-- START OF Supplied information --

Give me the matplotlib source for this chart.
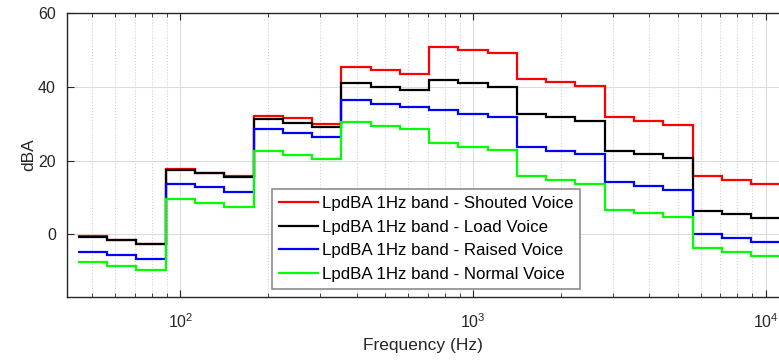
# -*- coding: utf-8 -*-
"""
LpdBA (1 Hz band) speech spectra per third-octave band
"""

import matplotlib.pyplot as plt
import numpy as np

# third-octave band centres (Hz)
band_centres = [50, 63, 80, 100, 125, 160, 200, 250, 315, 400, 500, 630,
                800, 1000, 1250, 1600, 2000, 2500, 3150, 4000, 5000, 6300, 8000, 10000]

# LpdBA in 1 Hz band (dBA)
shouted = [-0.5, -1.5, -2.5, 17.7, 16.7, 15.7, 32.2, 31.4, 30.0, 45.3, 44.5, 43.5,
           50.9, 50.0, 49.1, 42.2, 41.3, 40.2, 31.7, 30.6, 29.6, 15.7, 14.7, 13.7]
loud = [-0.6, -1.6, -2.6, 17.5, 16.6, 15.6, 31.3, 30.2, 29.2, 41.0, 40.0, 39.1,
        41.9, 40.9, 39.9, 32.7, 31.7, 30.7, 22.7, 21.7, 20.6, 6.4, 5.4, 4.4]
raised = [-4.7, -5.6, -6.6, 13.6, 12.7, 11.6, 28.6, 27.6, 26.5, 36.4, 35.4, 34.4,
          33.6, 32.6, 31.7, 23.8, 22.7, 21.7, 14.1, 13.1, 12.1, 0.0, -1.1, -2.1]
normal = [-7.6, -8.6, -9.6, 9.7, 8.6, 7.5, 22.7, 21.6, 20.5, 30.4, 29.4, 28.5,
          24.7, 23.7, 22.8, 15.7, 14.6, 13.7, 6.6, 5.7, 4.7, -3.8, -4.9, -5.9]

labels = ['LpdBA 1Hz band - Shouted Voice',
          'LpdBA 1Hz band - Load Voice',
          'LpdBA 1Hz band - Raised Voice',
          'LpdBA 1Hz band - Normal Voice']

# band edges from exact base-10 centres
exact = 1000 * 10 ** (np.round(10 * np.log10(np.array(band_centres) / 1000)) / 10)
edges = np.append(exact * 10 ** -0.05, exact[-1] * 10 ** 0.05)

plt.rcParams['font.family'] = ['Liberation Sans', 'DejaVu Sans']
plt.rcParams['mathtext.fontset'] = 'custom'
plt.rcParams['mathtext.rm'] = 'Liberation Sans'

fig = plt.figure(figsize=(7.79, 3.6), dpi=100)
ax = fig.add_axes([67 / 779, 1 - 297 / 360, 1 - 67 / 779, 284 / 360])

for vals, col, lab in zip([shouted, loud, raised, normal],
                          ['#ff0000', '#000000', '#0000ff', '#00ff00'], labels):
    ax.stairs(vals, edges, color=col, linewidth=1.6, label=lab, baseline=None)

ax.set_xscale('log')
ax.set_xlim(41, 11100)
ax.set_ylim(-17, 60)
ax.set_yticks([0, 20, 40, 60])

ax.grid(True, which='major', color='#dcdcdc', linewidth=0.8, linestyle='-')
ax.grid(True, which='minor', axis='x', color='#d0d0d0', linewidth=0.8, linestyle=':')
ax.set_axisbelow(True)

ax.spines['right'].set_visible(False)
for s in ['left', 'bottom', 'top']:
    ax.spines[s].set_color('#262626')
    ax.spines[s].set_linewidth(1.0)
ax.tick_params(which='both', direction='in', top=True, right=False,
               labelsize=11.5, colors='#262626')
ax.tick_params(which='major', length=5)
ax.tick_params(which='minor', length=3)
ax.tick_params(axis='x', pad=11)
ax.tick_params(axis='y', pad=8)

ax.set_xlabel('Frequency (Hz)', fontsize=12.5, color='#262626', labelpad=5)
ax.set_ylabel('dBA', fontsize=12.5, color='#262626', labelpad=1)

leg = ax.legend(loc='lower left', bbox_to_anchor=(272 / 779, 1 - 289 / 360),
                bbox_transform=fig.transFigure, borderaxespad=0,
                fontsize=12.2, handlelength=2.3, handletextpad=0.25,
                labelspacing=0.52, borderpad=0.4, fancybox=False,
                framealpha=1, edgecolor='#8c8c8c')
leg.get_frame().set_linewidth(1.2)

plt.savefig('out.png', dpi=100)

-- END OF Supplied information --

> _Work to be completed_
Exactly restate the lines from the beginning of the data through the line with "import numpy as np", and no others, keeping pictures out.

> _Result of this task_
Give me the matplotlib source for this chart.
# -*- coding: utf-8 -*-
"""
LpdBA (1 Hz band) speech spectra per third-octave band
"""

import matplotlib.pyplot as plt
import numpy as np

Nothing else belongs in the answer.